__EXERCISE AIM__.
Print, word for word, the opening line of the data below and every line after it through the line that contains "import * as echarts from 'echarts';", but not the pictures.
◇ ◇ ◇ ◇ ◇ ◇ ◇
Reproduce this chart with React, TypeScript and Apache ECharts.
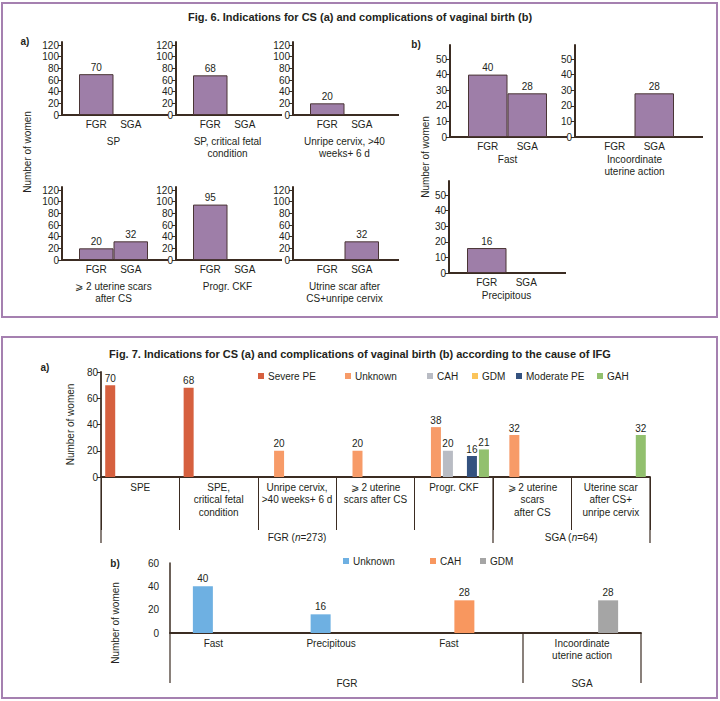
import React, { useEffect, useRef } from 'react';
import * as echarts from 'echarts';

// ---------- DATA ----------
const fig6Groups = ['FGR', 'SGA'];
const fig6aPanels = [
  'SP',
  'SP, critical fetal\ncondition',
  'Unripe cervix, >40\nweeks+ 6 d',
  '⩾ 2 uterine scars\nafter CS',
  'Progr. CKF',
  'Utrine scar after\nCS+unripe cervix',
];
const fig6aFGR = [70, 68, 20, 20, 95, null];
const fig6aSGA = [null, null, null, 32, null, 32];
const fig6aTicks = [0, 20, 40, 60, 80, 100, 120];

const fig6bPanels = ['Fast', 'Incoordinate\nuterine action', 'Precipitous'];
const fig6bFGR = [40, null, 16];
const fig6bSGA = [28, 28, null];
const fig6bTicks = [0, 10, 20, 30, 40, 50];

const fig7aCategories = [
  'SPE',
  'SPE,\ncritical fetal\ncondition',
  'Unripe cervix,\n>40 weeks+ 6 d',
  '⩾ 2 uterine\nscars after CS',
  'Progr. CKF',
  '⩾ 2 uterine\nscars\nafter CS',
  'Uterine scar\nafter CS+\nunripe cervix',
];
const fig7aSeriesNames = ['Severe PE', 'Unknown', 'CAH', 'GDM', 'Moderate PE', 'GAH'];
const fig7aSeverePE = [70, 68, null, null, null, null, null];
const fig7aUnknown = [null, null, 20, 20, 38, 32, null];
const fig7aCAH = [null, null, null, null, 20, null, null];
const fig7aGDM = [null, null, null, null, null, null, null];
const fig7aModeratePE = [null, null, null, null, 16, null, null];
const fig7aGAH = [null, null, null, null, 21, null, 32];
const fig7aGroups = ['FGR (n=273)', 'SGA (n=64)'];

const fig7bCategories = ['Fast', 'Precipitous', 'Fast', 'Incoordinate\nuterine action'];
const fig7bSeriesNames = ['Unknown', 'CAH', 'GDM'];
const fig7bUnknown = [40, 16, null, null];
const fig7bCAH = [null, null, 28, null];
const fig7bGDM = [null, null, null, 28];
const fig7bGroups = ['FGR', 'SGA'];

// ---------- STYLE / LAYOUT ----------
const FONT = '"Liberation Sans", Arial, sans-serif';
const NARROW = '"Liberation Sans Narrow", "Liberation Sans", Arial, sans-serif';
const INK = '#231f20';
const AXIS = '#3b2c22';
const BAR6 = '#9e7ea8';
const BAR6_EDGE = '#4a3535';
const BOX = '#a580b0';
const COLORS7A = ['#d6603f', '#f79b68', '#b9bcc4', '#fbc45a', '#34527f', '#92c06e'];
const COLORS7B = ['#6eb0e2', '#f8975f', '#a5a5a5'];

export default function App() {
  const ref = useRef<HTMLDivElement>(null);

  useEffect(() => {
    const chart = echarts.init(ref.current!, null, { renderer: 'svg' });
    const grids: any[] = [];
    const xAxes: any[] = [];
    const yAxes: any[] = [];
    const series: any[] = [];
    const graphics: any[] = [];
    const legends: any[] = [];

    const txt = { fontFamily: FONT, fontSize: 10, color: INK };

    const hline = (x1: number, x2: number, y: number, w = 1.5) =>
      graphics.push({ type: 'line', shape: { x1, y1: y, x2, y2: y }, style: { stroke: AXIS, lineWidth: w } });
    const vline = (x: number, y1: number, y2: number, w = 1) =>
      graphics.push({ type: 'line', shape: { x1: x, y1, x2: x, y2 }, style: { stroke: AXIS, lineWidth: w } });

    // small multiples for Fig. 6
    const addSmall = (
      x0: number, zero: number, pxPerUnit: number, max: number, ticks: number[],
      padL: number, catW: number, lineLen: number, name: string, nameGap: number,
      fgr: number | null, sga: number | null,
    ) => {
      const gi = grids.length;
      const h = max * pxPerUnit;
      grids.push({ left: x0 + padL, top: zero - h, width: catW * 2, height: h });
      xAxes.push({
        gridIndex: gi, type: 'category', data: fig6Groups,
        axisLine: { show: false }, axisTick: { show: false },
        axisLabel: { ...txt, margin: 4, interval: 0 },
        name, nameLocation: 'middle', nameGap,
        nameTextStyle: { ...txt, lineHeight: 12.5 },
      });
      yAxes.push({
        gridIndex: gi, type: 'value', min: 0, max, offset: padL,
        splitLine: { show: false },
        axisLine: { show: true, lineStyle: { color: AXIS, width: 2 } },
        axisTick: { show: true, length: 4, customValues: ticks, lineStyle: { color: AXIS } },
        axisLabel: { ...txt, margin: 3, customValues: ticks },
      });
      series.push({
        type: 'bar', xAxisIndex: gi, yAxisIndex: gi, data: [fgr, sga], barWidth: catW,
        itemStyle: { color: BAR6, borderColor: BAR6_EDGE, borderWidth: 1 },
        label: { show: true, position: 'top', distance: 2, ...txt },
      });
      hline(x0 - 1, x0 + lineLen, zero, 2);
    };

    // Fig 6 a)
    const aX0 = [62, 176, 293];
    const aZero = [115, 260];
    fig6aPanels.forEach((p, i) => {
      const r = Math.floor(i / 3);
      const c = i % 3;
      addSmall(aX0[c], aZero[r], 70 / 120, 125, fig6aTicks, 17, 34.5, 106, p, 20, fig6aFGR[i], fig6aSGA[i]);
    });
    // Fig 6 b)
    const bPos = [
      { x0: 450, zero: 137, padL: 18, len: 117 },
      { x0: 575, zero: 137, padL: 20, len: 128 },
      { x0: 449, zero: 273, padL: 18, len: 117 },
    ];
    fig6bPanels.forEach((p, i) => {
      const b = bPos[i];
      addSmall(b.x0, b.zero, 78 / 50, 59, fig6bTicks, b.padL, 39.5, b.len, p, 16, fig6bFGR[i], fig6bSGA[i]);
    });

    // Fig 7 a)
    const g7a = grids.length;
    grids.push({ left: 101, top: 372, width: 549, height: 105 });
    xAxes.push({
      gridIndex: g7a, type: 'category', data: fig7aCategories,
      axisLine: { show: true, lineStyle: { color: AXIS, width: 1.8 } },
      axisTick: { show: true, length: 53, lineStyle: { color: AXIS, width: 1 } },
      axisLabel: { ...txt, margin: 4, interval: 0, lineHeight: 12.5 },
    });
    yAxes.push({
      gridIndex: g7a, type: 'value', min: 0, max: 80, interval: 20,
      splitLine: { show: false },
      axisLine: { show: true, lineStyle: { color: AXIS, width: 1.8 } },
      axisTick: { show: true, length: 4, lineStyle: { color: AXIS } },
      axisLabel: { ...txt, margin: 3 },
      name: 'Number of women', nameLocation: 'middle', nameGap: 23,
      nameTextStyle: { ...txt },
    });
    const s7a = [fig7aSeverePE, fig7aUnknown, fig7aCAH, fig7aGDM, fig7aModeratePE, fig7aGAH];
    s7a.forEach((d, i) => {
      series.push({
        type: 'bar', name: fig7aSeriesNames[i], xAxisIndex: g7a, yAxisIndex: g7a, data: d,
        barWidth: 10, barGap: '20%', itemStyle: { color: COLORS7A[i] },
        label: { show: true, position: 'top', distance: 2, ...txt },
      });
    });
    const leg7aLeft = [258, 345, 427, 472, 516, 597];
    fig7aSeriesNames.forEach((n, i) => {
      legends.push({
        data: [n], left: leg7aLeft[i], top: 371, itemWidth: 6, itemHeight: 6, icon: 'rect',
        padding: 0, textStyle: { ...txt, padding: [0, 0, 0, -1] }, selectedMode: false,
      });
    });
    vline(101, 477, 543, 1.2);
    vline(493, 477, 543, 1.2);
    vline(650, 477, 543, 1.2);

    // Fig 7 b)
    const g7b = grids.length;
    grids.push({ left: 170, top: 563, width: 471, height: 70 });
    const shiftIdx = [0, 1, 2];
    xAxes.push({
      gridIndex: g7b, type: 'category', data: fig7bCategories,
      axisLine: { show: true, lineStyle: { color: AXIS, width: 1.8 } },
      axisTick: { show: false },
      axisLabel: {
        ...txt, margin: 4, interval: 0, lineHeight: 12.5,
        formatter: (v: string, i: number) => (shiftIdx.includes(i) ? `{s|${v}}` : v),
        rich: { s: { ...txt, padding: [0, 31, 0, 0] } },
      },
    });
    yAxes.push({
      gridIndex: g7b, type: 'value', min: 0, max: 60, interval: 20,
      splitLine: { show: false },
      axisLine: { show: true, lineStyle: { color: AXIS, width: 1.5 } },
      axisTick: { show: false },
      axisLabel: { ...txt, margin: 11 },
    });
    const s7b = [fig7bUnknown, fig7bCAH, fig7bGDM];
    s7b.forEach((d, i) => {
      series.push({
        type: 'bar', name: fig7bSeriesNames[i] + ' ', xAxisIndex: g7b, yAxisIndex: g7b, data: d,
        barWidth: 20, barGap: '30%', itemStyle: { color: COLORS7B[i] },
        label: { show: true, position: 'top', distance: 3, ...txt },
      });
    });
    const leg7bLeft = [343, 430, 480];
    fig7bSeriesNames.forEach((n, i) => {
      legends.push({
        data: [n + ' '], left: leg7bLeft[i], top: 556, itemWidth: 6, itemHeight: 6, icon: 'rect',
        padding: 0, textStyle: { ...txt, padding: [0, 0, 0, -1] }, selectedMode: false,
        formatter: (s: string) => s.trim(),
      });
    });
    vline(170, 633, 683, 1.2);
    vline(523, 633, 683, 1.2);
    vline(641, 633, 683, 1.2);

    // Boxes
    graphics.push({ type: 'rect', shape: { x: 2, y: 3, width: 715, height: 314 }, style: { fill: 'none', stroke: BOX, lineWidth: 2 } });
    graphics.push({ type: 'rect', shape: { x: 2, y: 337, width: 715, height: 361 }, style: { fill: 'none', stroke: BOX, lineWidth: 2 } });

    const text = (x: number, y: number, t: string, extra: any = {}, rotation = 0) =>
      graphics.push({
        type: 'text', x, y, rotation,
        style: { text: t, align: 'center', verticalAlign: 'middle', fill: INK, font: `10px ${FONT}`, ...extra },
      });

    text(360, 17, 'Fig. 6. Indications for CS (a) and complications of vaginal birth (b)', { font: `bold 11px ${NARROW}` });
    text(360, 354, 'Fig. 7. Indications for CS (a) and complications of vaginal birth (b) according to the cause of IFG', { font: `bold 11px ${NARROW}` });
    text(25, 41, 'a)', { font: `bold 10px ${FONT}` });
    text(416, 44, 'b)', { font: `bold 10px ${FONT}` });
    text(45, 367, 'a)', { font: `bold 10px ${FONT}` });
    text(115, 563, 'b)', { font: `bold 10px ${FONT}` });
    text(27, 152, 'Number of women', {}, Math.PI / 2);
    text(425, 157, 'Number of women', {}, Math.PI / 2);
    text(115, 623, 'Number of women', {}, Math.PI / 2);

    const groupLabel = (x: number, y: number, g: string) => {
      const m = g.match(/^(.*)\(n=(.*)\)$/);
      const t = m ? `{a|${m[1]}(}{i|n}{a|=${m[2]})}` : `{a|${g}}`;
      graphics.push({
        type: 'text', x, y,
        style: {
          text: t, align: 'center', verticalAlign: 'middle',
          rich: {
            a: { fontFamily: FONT, fontSize: 10, fill: INK },
            i: { fontFamily: FONT, fontSize: 10, fontStyle: 'italic', fill: INK },
          },
        },
      });
    };
    groupLabel(297, 537, fig7aGroups[0]);
    groupLabel(571, 537, fig7aGroups[1]);
    groupLabel(347, 683, fig7bGroups[0]);
    groupLabel(582, 683, fig7bGroups[1]);

    chart.setOption({
      animation: false,
      backgroundColor: '#ffffff',
      textStyle: { fontFamily: FONT },
      grid: grids,
      xAxis: xAxes,
      yAxis: yAxes,
      legend: legends,
      series,
      graphic: { elements: graphics },
    });
    return () => chart.dispose();
  }, []);

  return (
    <div
      ref={ref}
      style={{ position: 'absolute', left: 0, top: 0, width: 720, height: 701, background: '#fff' }}
    />
  );
}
◇ ◇ ◇ ◇ ◇ ◇ ◇
__OUTPUT OF THE TASK__.
Reproduce this chart with React, TypeScript and Apache ECharts.
import React, { useEffect, useRef } from 'react';
import * as echarts from 'echarts';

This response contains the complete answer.